Though not commonly recognized in local history, Hester Zane played an important role for Eudora the city and for Eudora the daughter.
Story and Photography by Cindy Higgins
If you are a Eudora resident, then you probably recognize the landmark sculpture at the corner of 9th and main streets showing a man sheltering a young girl in a protective embrace. The man is Paschal Fish, who obtained the area that became our town in the 1854 U.S. treaty with the Shawnee. Three years later, Fish sold the land to German settlers, asking them to name the townsite after his young daughter, Eudora.
She’s the young girl featured on the bronze sculpture, a Eudora Lions Club project commissioned for the city’s sesquicentennial in 2007. It was cast by the late Jim Brothers, who said he designed the statue to portray Eudora’s reaction when she learned the German settlers agreed to name their new home after her.
But there’s another member of the Fish family who isn’t represented in the sculpture and is just as integral to the town’s history. It’s Hester “Hetty” Armstrong Zane Fish, Eudora’s mother and Paschal’s wife. A direct descendant of a Devonshire weaving family who came with other Quakers to Pennsylvania in the late 1600s, Hetty also was a Wyandot from the Ontario tribe pushed south in the early 18th century. Born to Isaac Zane and Hannah Dickinson (or Dickerson), Hetty was sent westward with other Wyandot from Upper Sandusky, Ohio. They arrived in 1843 at the tribe’s temporary home in today’s West Bottoms area of Kansas City and soon bought land in Wyandotte, which later would be downtown Kansas City, Kansas.
Hetty appears in historical records some four years later, when William Walker, a Wyandot leader, records Hetty’s marriage to a man who had moved to the Eudora area in the early 1840s—Paschal Fish. “Thursday, 14.–Severe frost last night. Resumed the payment of the annuity. Mr Fish and Hetty were married,” wrote Walker.
We don’t know exactly what Hetty looked like, but her family had long inter-married with neighboring French and English, so she probably was indistinguishable from other settlers. In fact, historian William Connelley wrote of the Wyandot who came to Kansas that “no member of the tribe was more than one-fourth Indian.”
Records vary regarding the children of Hetty and Paschal. Eudora (spelled on the 1854 census as “Udora”) was the child of both. Her brother, Leander (also known as Jackson, Leading Turtle, and perhaps Andrew), probably was, too. Similar to the name “Paschal,” which means “Easter” and “Leander” (a mythical hero), Eudora is a name derived from the Greek. The name traditionally originates from the Greek word for “gift.” However, Holly Zane, a Zane family historian from Overland Park, has said the name “Eudora” derives from the Wyandot language, the word yaⁿdurǫʔ that means “dear, expensive, valuable, difficult, hard” and has a pronunciation similar to “Eudora.”

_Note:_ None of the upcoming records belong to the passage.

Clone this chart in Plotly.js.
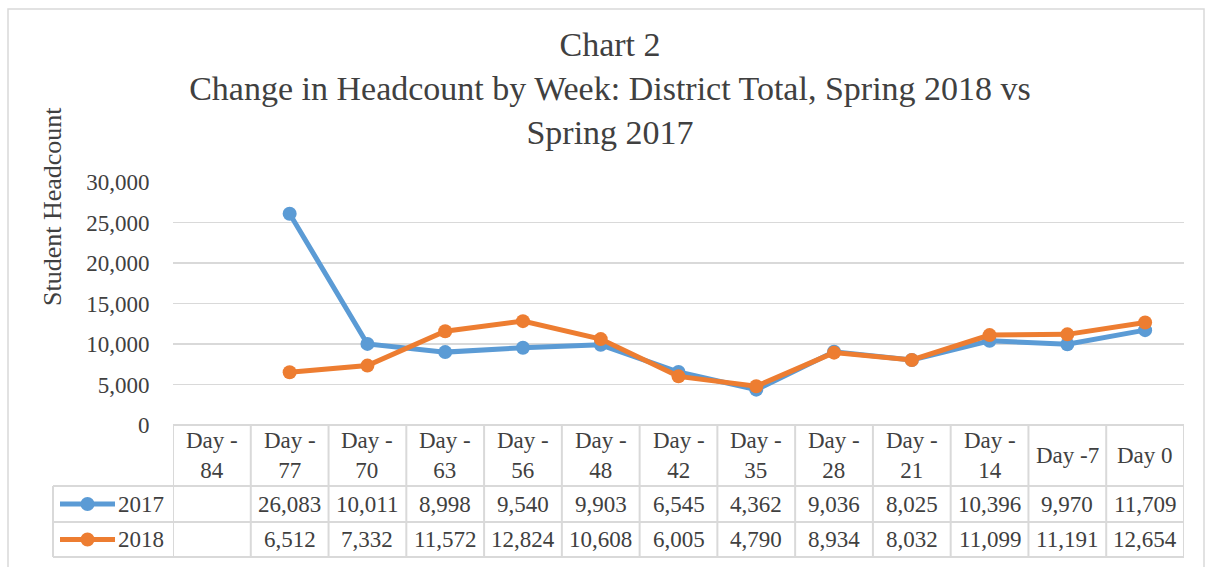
<!DOCTYPE html>
<html>
<head>
<meta charset="utf-8">
<script src="https://cdn.plot.ly/plotly-3.0.1.min.js"></script>
<style>html,body{margin:0;padding:0;background:#fff;}#chart{width:1212px;height:567px;}</style>
</head>
<body>
<div id="chart"></div>
<script>
// ---- data ----
var categories = ["Day -84","Day -77","Day -70","Day -63","Day -56","Day -48","Day -42","Day -35","Day -28","Day -21","Day -14","Day -7","Day 0"];
var headerLabels = ["Day -<br>84","Day -<br>77","Day -<br>70","Day -<br>63","Day -<br>56","Day -<br>48","Day -<br>42","Day -<br>35","Day -<br>28","Day -<br>21","Day -<br>14","Day -7","Day 0"];
var y2017 = [null, 26083, 10011, 8998, 9540, 9903, 6545, 4362, 9036, 8025, 10396, 9970, 11709];
var y2018 = [null, 6512, 7332, 11572, 12824, 10608, 6005, 4790, 8934, 8032, 11099, 11191, 12654];
var seriesNames = ["2017","2018"];
var yTickVals = [0, 5000, 10000, 15000, 20000, 25000, 30000];
var yAxisTitle = "Student Headcount";

var colors = ["#5B9BD5", "#ED7D31"];
var FONT = "Liberation Serif, Times New Roman, serif";
var TXT = "#404040";
var GRID = "#D9D9D9";

// geometry (pixels)
var W = 1212, H = 567;
var L = 173, R = 1184, T = 182, B = 425;
var pw = R - L, ph = B - T;
function px(p){ return (p - L) / pw; }
function py(p){ return (B - p) / ph; }

var rowTop = [B, 486, 522, 557];
var legendLeft = 53;

function fmt(v){ return v == null ? "" : v.toLocaleString("en-US"); }

var traces = [
  {x: categories, y: y2017, name: seriesNames[0], type: "scatter", mode: "lines+markers",
   line: {color: colors[0], width: 5}, marker: {color: colors[0], size: 14}, connectgaps: false, cliponaxis: false},
  {x: categories, y: y2018, name: seriesNames[1], type: "scatter", mode: "lines+markers",
   line: {color: colors[1], width: 5}, marker: {color: colors[1], size: 14}, connectgaps: false, cliponaxis: false}
];

var shapes = [];
var annotations = [];
var n = categories.length;

// outer chart border
shapes.push({type: "rect", xref: "paper", yref: "paper", x0: px(8), x1: px(1204), y0: py(575), y1: py(9),
  line: {color: GRID, width: 1.5}, fillcolor: "rgba(0,0,0,0)", layer: "below"});

// table vertical lines
for (var i = 0; i <= n; i++) {
  shapes.push({type: "line", xref: "x", yref: "paper", x0: i - 0.5, x1: i - 0.5, y0: py(rowTop[0]), y1: py(rowTop[3]),
    line: {color: GRID, width: 2}});
}
shapes.push({type: "line", xref: "paper", yref: "paper", x0: px(legendLeft), x1: px(legendLeft), y0: py(rowTop[1]), y1: py(rowTop[3]),
  line: {color: GRID, width: 2}});
// table horizontal lines
shapes.push({type: "line", xref: "paper", yref: "paper", x0: 0, x1: 1, y0: py(rowTop[0]), y1: py(rowTop[0]), line: {color: GRID, width: 2}});
for (var r = 1; r <= 3; r++) {
  shapes.push({type: "line", xref: "paper", yref: "paper", x0: px(legendLeft), x1: 1, y0: py(rowTop[r]), y1: py(rowTop[r]),
    line: {color: GRID, width: 2}});
}

// header labels
for (var i = 0; i < n; i++) {
  annotations.push({xref: "x", yref: "paper", x: categories[i], y: py((rowTop[0] + rowTop[1]) / 2),
    text: headerLabels[i], showarrow: false, xanchor: "center", yanchor: "middle",
    font: {family: FONT, size: 23, color: TXT}});
}
// values rows
var rows = [y2017, y2018];
for (var s = 0; s < 2; s++) {
  var yc = py((rowTop[s + 1] + rowTop[s + 2]) / 2);
  for (var i = 0; i < n; i++) {
    if (rows[s][i] == null) continue;
    annotations.push({xref: "x", yref: "paper", x: categories[i], y: yc,
      text: fmt(rows[s][i]), showarrow: false, xanchor: "center", yanchor: "middle",
      font: {family: FONT, size: 23, color: TXT}});
  }
  // legend key
  var ypix = (rowTop[s + 1] + rowTop[s + 2]) / 2;
  shapes.push({type: "line", xref: "paper", yref: "paper", x0: px(60), x1: px(115), y0: py(ypix), y1: py(ypix),
    line: {color: colors[s], width: 5}});
  shapes.push({type: "circle", xref: "paper", yref: "paper", xsizemode: "pixel", ysizemode: "pixel",
    xanchor: px(87.5), yanchor: py(ypix), x0: -7, x1: 7, y0: -7, y1: 7,
    fillcolor: colors[s], line: {color: colors[s], width: 0}});
  annotations.push({xref: "paper", yref: "paper", x: px(116), y: py(ypix), text: seriesNames[s],
    showarrow: false, xanchor: "left", yanchor: "middle", font: {family: FONT, size: 23, color: TXT}});
}

// y-axis title (positioned as in the reference, above the plot-area centre)
annotations.push({xref: "paper", yref: "paper", x: px(52), y: py(207), text: yAxisTitle, textangle: -90,
  showarrow: false, xanchor: "center", yanchor: "middle", font: {family: FONT, size: 26, color: TXT}});

var layout = {
  width: W, height: H,
  margin: {l: L, r: W - R, t: T, b: H - B, pad: 0},
  paper_bgcolor: "#fff", plot_bgcolor: "#fff",
  showlegend: false,
  font: {family: FONT, color: TXT},
  title: {text: "Chart 2<br>Change in Headcount by Week: District Total, Spring 2018 vs<br>Spring 2017",
    font: {family: FONT, size: 34, color: TXT}, x: 610 / W, xref: "container", xanchor: "center",
    y: 1 - 56 / H, yref: "container", yanchor: "middle"},
  xaxis: {type: "category", categoryarray: categories, range: [-0.5, n - 0.5], showticklabels: false,
    showgrid: false, zeroline: false, showline: false, ticks: "", fixedrange: true},
  yaxis: {range: [0, 30000], tickvals: yTickVals, tickformat: ",d", showgrid: true, gridcolor: GRID, gridwidth: 1.5,
    zeroline: false, showline: false, ticks: "outside", ticklen: 18, tickcolor: "rgba(0,0,0,0)",
    tickfont: {family: FONT, size: 23, color: TXT}},
  shapes: shapes,
  annotations: annotations
};

Plotly.newPlot("chart", traces, layout, {displayModeBar: false, staticPlot: true});
</script>
</body>
</html>
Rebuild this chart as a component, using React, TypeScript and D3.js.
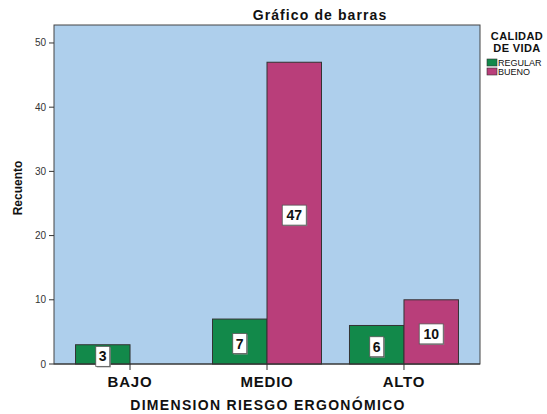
import React from "react";
import * as d3 from "d3";

const categories = ["BAJO", "MEDIO", "ALTO"];
const seriesNames = ["REGULAR", "BUENO"];
const regular = [3, 7, 6];
const bueno = [null, 47, 10];
const yTicks = [0, 10, 20, 30, 40, 50];

const colors = ["#12894a", "#b93e7a"];

export default function App() {
  const W = 547, H = 414;
  const left = 54, right = 480, top = 25, bottom = 364;
  const x = d3.scalePoint<string>().domain(categories).range([left, right]).padding(0.555);
  const y = d3.scaleLinear().domain([0, 52.8]).range([bottom, top]);
  const sub = d3.scaleBand<string>().domain(seriesNames).range([-54.5, 54.5]).padding(0);
  const series = [regular, bueno];
  const font = "'Liberation Sans', Arial, sans-serif";

  return (
    <svg width={W} height={H} style={{ position: "absolute", left: 0, top: 0 }} fontFamily={font}>
      <rect x={0} y={0} width={W} height={H} fill="#fff" />
      <text x={320} y={20} textAnchor="middle" fontSize={14} fontWeight="bold" letterSpacing={1.1} fill="#111">Gráfico de barras</text>
      <rect x={left} y={top} width={right - left} height={bottom - top} fill="#aecfec" stroke="#444" strokeWidth={1} />
      {yTicks.map((t) => (
        <g key={t}>
          <line x1={left - 5} x2={left} y1={y(t)} y2={y(t)} stroke="#333" />
          <text x={left - 8} y={y(t) + 3.5} textAnchor="end" fontSize={10} fill="#333">{t}</text>
        </g>
      ))}
      <text transform={`translate(22,188) rotate(-90)`} textAnchor="middle" fontSize={12} fontWeight="bold" fill="#111">Recuento</text>
      {series.map((vals, si) =>
        vals.map((v, ci) =>
          v == null ? null : (
            <rect key={`${si}-${ci}`} x={(x(categories[ci]) as number) + (sub(seriesNames[si]) as number)} y={y(v)} width={sub.bandwidth()} height={bottom - y(v)} fill={colors[si]} stroke="#333" strokeWidth={1} />
          )
        )
      )}
      {categories.map((c) => (
        <g key={c}>
          <line x1={x(c)} x2={x(c)} y1={bottom} y2={bottom + 6} stroke="#333" />
          <text x={x(c)} y={387} textAnchor="middle" fontSize={15} fontWeight="bold" letterSpacing={0.8} fill="#111">{c}</text>
        </g>
      ))}
      <line x1={left} x2={right} y1={bottom} y2={bottom} stroke="#333" />
      {series.map((vals, si) =>
        vals.map((v, ci) => {
          if (v == null) return null;
          const cx = (x(categories[ci]) as number) + (sub(seriesNames[si]) as number) + sub.bandwidth() / 2;
          const cy = (y(v) + bottom) / 2 + 2;
          const label = String(v);
          const w = label.length === 1 ? 14 : 24;
          return (
            <g key={`l${si}-${ci}`}>
              <rect x={cx - w / 2 + 1} y={cy - 10 + 1} width={w} height={20} fill="#888" />
              <rect x={cx - w / 2} y={cy - 10} width={w} height={20} fill="#fff" stroke="#555" strokeWidth={0.8} />
              <text x={cx} y={cy + 5} textAnchor="middle" fontSize={14} fontWeight="bold" fill="#111">{label}</text>
            </g>
          );
        })
      )}
      <text x={268} y={410} textAnchor="middle" fontSize={14} fontWeight="bold" letterSpacing={1.3} fill="#111">DIMENSION RIESGO ERGONÓMICO</text>
      <text x={517} y={40} textAnchor="middle" fontSize={11} fontWeight="bold" letterSpacing={0.4} fill="#111">CALIDAD</text>
      <text x={517} y={52} textAnchor="middle" fontSize={11} fontWeight="bold" letterSpacing={0.4} fill="#111">DE VIDA</text>
      {seriesNames.map((s, i) => (
        <g key={s}>
          <rect x={487} y={59 + i * 9} width={10} height={7} fill={colors[i]} stroke="#333" strokeWidth={0.6} />
          <text x={498} y={66 + i * 9} fontSize={9} fill="#111">{s}</text>
        </g>
      ))}
    </svg>
  );
}
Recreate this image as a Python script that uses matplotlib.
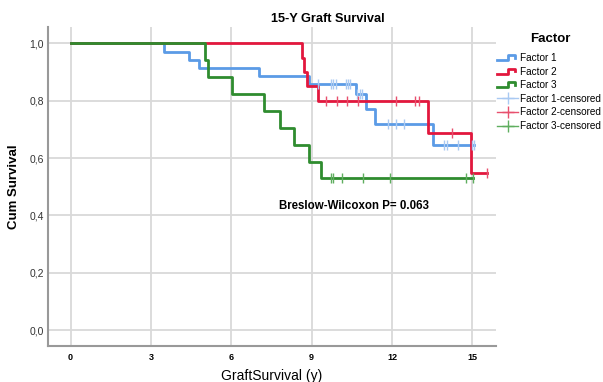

During the time Hetty lived in Eudora, Paschal Fish helped operate a ferry with his brother and transformed his home with Hetty into an inn. Hetty and Paschal also interacted with the Methodist missionaries who built the Wakarusa Mission, a school for the Shawnee, around what is now 12th and Elm streets. Hetty died young—at age 36. Walker wrote April 17, 1852, in his journal that he and wife Hanna were “deeply upset by the death of ‘our Hetty.’”
Buried on a downtown Kansas City, Kansas, hillcrest, Hetty shares a grave marker with her sister, Sarah. Of the hundreds of unmarked Wyandot graves here in the Wyandotte National Burial Grounds (also known as the Huron Indian Cemetery), dozens are believed to belong to Zane family members.
Hetty’s mother, Hannah Zane, cared for Eudora and her brother in Wyandotte after Hetty’s death. Wrote James Albert Hadley in a 1907 letter, “The mother died & left the daughter, Eudora, & a younger Bro, Leander, who were raised & educated by their white grandmother.” Hannah supported herself with her deceased husband’s pension for military service in the War of 1812.
Eudora would marry Dallas Emmons at age 19. Of their four children, she named one daughter “Hester” after her mother. When Eudora died in 1877, Emmons married her cousin, Hannah. Paschal Fish, who had a wife before Hetty, would marry again several times.
Eudora is buried a few steps away from Hetty. Their grave markers and several others were replaced with new ones in 1991.
In Eudora’s downtown sculpture, Eudora stands by her father. In death, she lies next to her mother.